Oil revenues were used to finance large public investments in health, education, housing, pensions and food subsidies to the poor. World Bank indicators show a sharp decline in poverty from slightly more than 60 percent in 2003 to slightly more than 30 percent in 2011.

Many projects or “misiones” that Mr. Chávez put into place proved so popular that even Henrique Capriles, his opponent in the last election, promised voters he would maintain and augment them.

While some critics of Mr. Chávez suggest that his policies have not had much impact on other Latin American countries, others contend that they are not that different from those carried out by other social democratic governments in the region, like Brazil’s. The influential Luiz Inácio Lula da Silva, past president of Brazil, has lauded Mr. Chávez’s contribution to regional initiatives.

The impact that Mr. Chávez had on other left-leaning governments in the region, especially in Bolivia and Ecuador, certainly represents part of his political legacy.

Economists have not yet developed very good tools for assessing the impact of specific development policies, partly because these are intrinsically difficult to measure. The United Nations collects data on a number of different indexes, including the Human Development Index, which combines information on income, life expectancy and actual and expected years of education.

This index shows Venezuela closely aligned with a regional average that has increased steadily since 1980. But this index is not very sensitive to short-run policy changes; both life expectancy and actual years of schooling are variables that change only gradually as the population ages.

A better indicator of short-run improvements in health is the infant mortality rate. Data collected by the Central Intelligence Agency and aggregated on Index Mundi show significant declines in Venezuela between 2003 and 2012 – but even faster declines in Brazil, Mexico and Peru.

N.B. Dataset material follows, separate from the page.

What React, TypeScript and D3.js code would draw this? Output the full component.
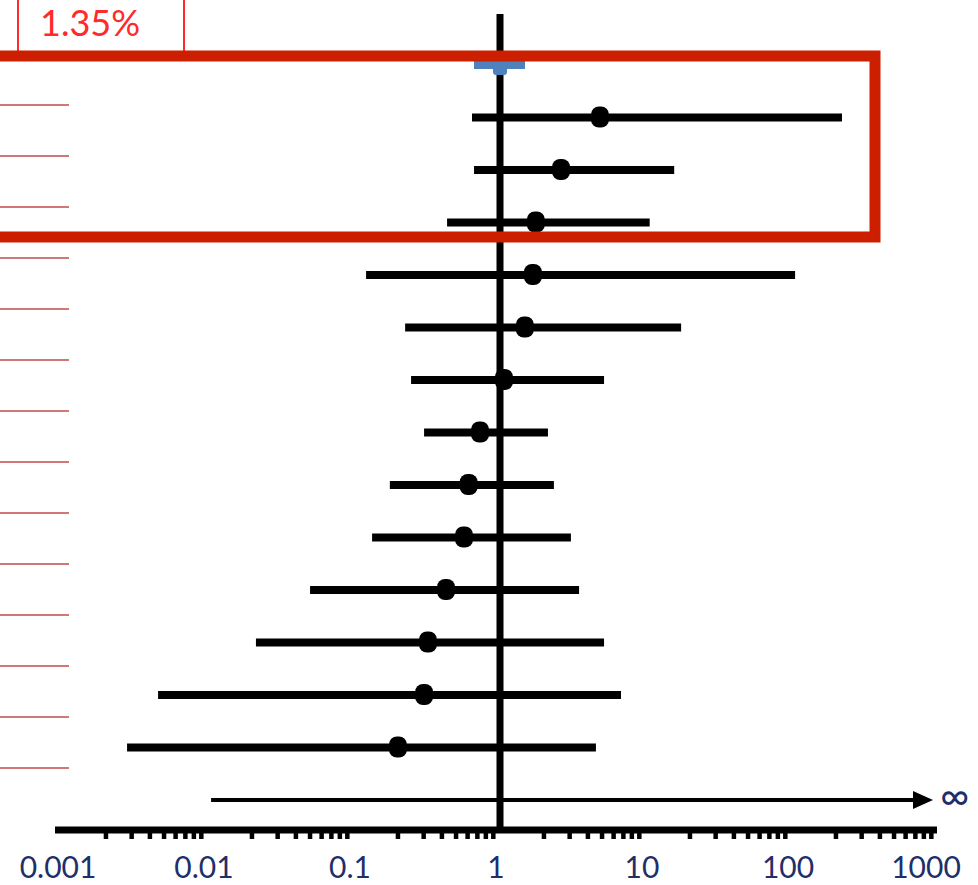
import React from 'react';
import * as d3 from 'd3';

// odds ratios (point, lower CI, upper CI), top row is the reference
const rowLabels = ['ref', 'r1', 'r2', 'r3', 'r4', 'r5', 'r6', 'r7', 'r8', 'r9', 'r10', 'r11', 'r12', 'r13', 'r14'];
const estimates = [null, 4.84, 2.62, 1.76, 1.68, 1.48, 1.065, 0.73, 0.61, 0.567, 0.427, 0.321, 0.302, 0.2];
const lowerCI = [null, 0.643, 0.664, 0.434, 0.121, 0.224, 0.246, 0.302, 0.176, 0.133, 0.05, 0.0213, 0.00455, 0.00279];
const upperCI = [null, 220, 15.6, 10.6, 105, 17.4, 5.16, 2.13, 2.34, 3.06, 3.48, 5.16, 6.74, 4.54];
const arrowFrom = 0.0105;
const tickValues = [0.001, 0.01, 0.1, 1, 10, 100, 1000];
const tickLabels = ['0.001', '0.01', '0.1', '1', '10', '100', '1000'];
const cellText = '1.35%';

const W = 978;
const H = 885;
const FONT = 'Lato, "Open Sans", sans-serif';

export default function App() {
  const x = d3.scaleLog().domain([0.001, 1000]).range([62, 938]);
  const y = d3.scalePoint().domain(rowLabels).range([65, 800]);
  const sepY = d3.scaleLinear().domain([0, 13]).range([105, 768]);
  const axisY = 830;

  const minor: number[] = [];
  for (let e = -3; e < 3; e++) {
    for (let m = 2; m <= 9; m++) minor.push(m * Math.pow(10, e));
  }

  const yRef = y('ref') as number;
  const yArrow = y('r14') as number;

  return (
    <svg width={W} height={H} style={{ display: 'block', position: 'absolute', left: 0, top: 0 }}>
      <rect width={W} height={H} fill="#fff" />

      {/* table fragments on the left */}
      <line x1={18} x2={18} y1={0} y2={52} stroke="#ff2a2a" strokeWidth={2} />
      <line x1={184} x2={184} y1={0} y2={52} stroke="#ff2a2a" strokeWidth={2} />
      <text x={40} y={36} fontFamily={FONT} fontSize={36} fill="#ff2a2a">{cellText}</text>
      {d3.range(14).map(i => (
        <line key={i} x1={0} x2={69} y1={sepY(i)} y2={sepY(i)} stroke="#d07878" strokeWidth={2} />
      ))}

      {/* null line */}
      <line x1={x(1)} x2={x(1)} y1={14} y2={axisY} stroke="#000" strokeWidth={7} />

      {/* reference row */}
      <rect x={474} y={yRef - 4} width={51} height={8} fill="#4f81bd" />
      <rect x={x(1) - 7} y={yRef - 4} width={14} height={14} rx={3} fill="#4f81bd" />

      {/* CI bars and estimates */}
      {rowLabels.slice(1, 14).map((r, k) => {
        const i = k + 1;
        const cy = y(r) as number;
        return (
          <g key={r}>
            <line x1={x(lowerCI[i] as number)} x2={x(upperCI[i] as number)} y1={cy} y2={cy} stroke="#000" strokeWidth={8} />
            <rect x={x(estimates[i] as number) - 9} y={cy - 11} width={18} height={21} rx={8} fill="#000" />
          </g>
        );
      })}

      {/* open-ended interval */}
      <line x1={x(arrowFrom)} x2={915} y1={yArrow} y2={yArrow} stroke="#000" strokeWidth={4} />
      <path d={`M913,${yArrow - 9} L933,${yArrow} L913,${yArrow + 9} Z`} fill="#000" />
      <text x={940} y={yArrow + 10} fontFamily={FONT} fontSize={40} fill="#1f2f6a">∞</text>

      {/* log axis */}
      <line x1={55} x2={937} y1={axisY} y2={axisY} stroke="#000" strokeWidth={7} />
      {minor.map(v => (
        <line key={v} x1={x(v)} x2={x(v)} y1={axisY} y2={axisY + 9} stroke="#000" strokeWidth={4.5} />
      ))}
      {tickValues.map((v, i) => (
        <text key={v} x={i === 6 ? x(v) - 12 : x(v) - 4} y={878} textAnchor="middle" fontFamily={FONT} fontSize={30} fill="#1f2f6a">
          {tickLabels[i]}
        </text>
      ))}

      {/* highlight box */}
      <rect x={-20} y={56} width={895} height={181} fill="none" stroke="#cc1f00" strokeWidth={11} />
    </svg>
  );
}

The same database helps explain why Venezuela’s exchange of subsidized oil for Cuban health care may deliver important future benefits. Infant mortality in Cuba, slightly higher than that in the United States in 2003, has now fallen below the United States average.

Mr. Chávez’s track record in increasing school enrollments does stand out among comparable countries. A detailed World Bank database shows that between 2003 and 2011 Venezuela narrowed the gap in gross school enrollments (number of students enrolled compared with those eligible for enrollment) between it and Brazil, Mexico and Peru (the percentage of primary school enrollments held even).

Even more striking are the effects of one particular hallmark of Chavismo: the expansion of free public higher education. Tertiary enrollments increased to about 80 percent in 2009 (the latest year for which data are available) from 40 percent in 2003, far higher levels than those of Brazil, Mexico or Peru.”

Get the picture of why Chavez was on our enemy list and our CIA actively attempted to oust him? The US government would have clearly preferred a more “business friendly" leader (i.e. a dictator of their own) in Venezuela, so we could better control what is considered the largest oil reserves in the world after Saudi Arabia. This form of intervention on behalf of our business class has been a normal pattern of our "foreign policy" in South America and elsewhere. It has also caused untold loss of life, economic turmoil, pain and suffering around the world. Will we never learn our lesson? We can count off the failed states, bloody wars and deposed legitimate democratic leaders around the world where we have been manipulating governments for the benefit of a small clique of wealthy industrialists. These special interests, these oligarchs were the very same elements Hugo Chavez had the courage to oppose successfully in Venezuela. We need less blather, less flag waving and obfuscation from our media and more clarity of what forward leaning progressive leaders like Chavez have accomplished, (and perhaps what we can emulate here) and as French Minister of Overseas Territories, Victorin Lurel, stated after attending the Chavez funeral: the world "needs more dictators like Chavez" and this author agrees heartily.